Since 2016, when many of the metros first became coalition governments, we have seen parties and individuals destabilise coalition governments through power struggles for positions and bargaining chips to be leveraged for unrelated political gain.

Who can forget the revolving door of mayors in Nelson Mandela Bay between 2016 and 2021 as single councillors from the UDM and the Patriotic Alliance became influential kingmakers and were swayed to change allegiances in votes for or against mayors and speakers of council?

Recently, an ANC-led coalition in Nelson Mandela Bay that relied on a single vote was booted out of power in favour of a DA-led coalition. In Gauteng, the coalition government formed rather haphazardly after the EFF unexpectedly voted with the DA.

Last week, the Johannesburg multiparty coalition were stunned when selected councillors from coalition parties voted with the ANC to oust DA council speaker Vasco da Gama. Rumblings can be heard of a possibility that the EFF is open to supporting the ANC to remove mayors and speakers in Johannesburg, Tshwane and Ekurhuleni.

The instability, and constant shifts in power cause to the effective functioning of governments is undesirable. In a country where voting patterns are signalling that voters are willing to spread power widely, it is important that coalition politics are managed much better, especially in the run-up to the 2024 national and provincial elections.

Coalition governments may be relatively new in SA, but they are common political practice in some of the strongest and most successful democracies in the world. The idea of multiparty coalitions in countries such as Kenya and Nigeria are examples for pre-election coalitions that have delivered stable national governments.

Countries such as Sweden and Germany have had national coalitions governing as a norm, with single party governments only experienced once in each country post-World War 2. After elections these countries allow a period of months to allow elected parties to form coalition agreements that will guide governance for that term of office.

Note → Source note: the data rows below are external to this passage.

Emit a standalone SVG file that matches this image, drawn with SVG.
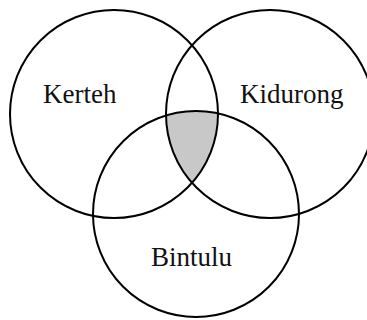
<svg xmlns="http://www.w3.org/2000/svg" width="367" height="320" viewBox="0 0 367 320">
  <style>
    .set { fill: none; stroke: #000; stroke-width: 2; }
    .lbl { font-family: "Liberation Serif", "Times New Roman", serif; font-size: 27px; fill: #111; }
  </style>
  <defs>
    <clipPath id="clipK"><circle cx="114" cy="114" r="104"/></clipPath>
    <clipPath id="clipD"><circle cx="270" cy="114" r="104"/></clipPath>
    <clipPath id="clipB"><circle cx="196" cy="214" r="103"/></clipPath>
  </defs>
  <rect width="367" height="320" fill="#fff"/>
  <g id="overlap">
    <g clip-path="url(#clipK)">
      <g clip-path="url(#clipD)">
        <rect x="0" y="0" width="367" height="320" fill="#c8c8c8" clip-path="url(#clipB)"/>
      </g>
    </g>
  </g>
  <g id="kerteh">
    <circle class="set" cx="114" cy="114" r="104"/>
    <text class="lbl" x="43" y="103">Kerteh</text>
  </g>
  <g id="kidurong">
    <circle class="set" cx="270" cy="114" r="104"/>
    <text class="lbl" x="240" y="103">Kidurong</text>
  </g>
  <g id="bintulu">
    <circle class="set" cx="196" cy="214" r="103"/>
    <text class="lbl" x="151" y="266">Bintulu</text>
  </g>
</svg>
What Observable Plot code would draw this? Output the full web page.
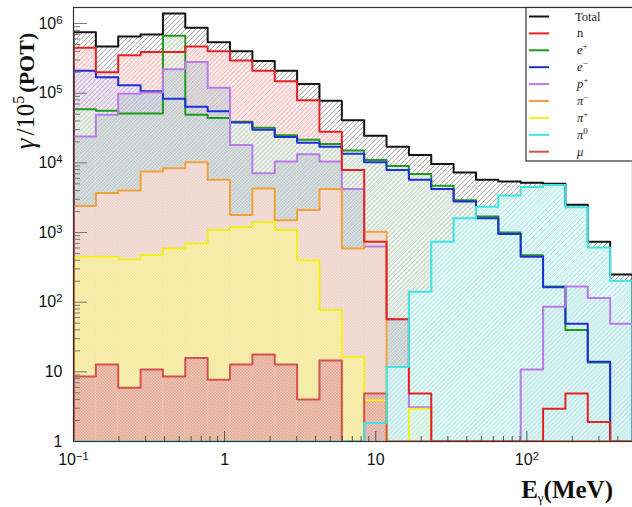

The ability to build and maintain coalitions should be a marker of a party or person's ability to govern. It is easy to govern when everyone agrees, but the work of political leadership is about being trusted to hold space for and manage processes of persuasion, debate and consensus building that rally politicians and society at large around principles, ideas and programmes of action that serve the public good rather than petty partisan politics.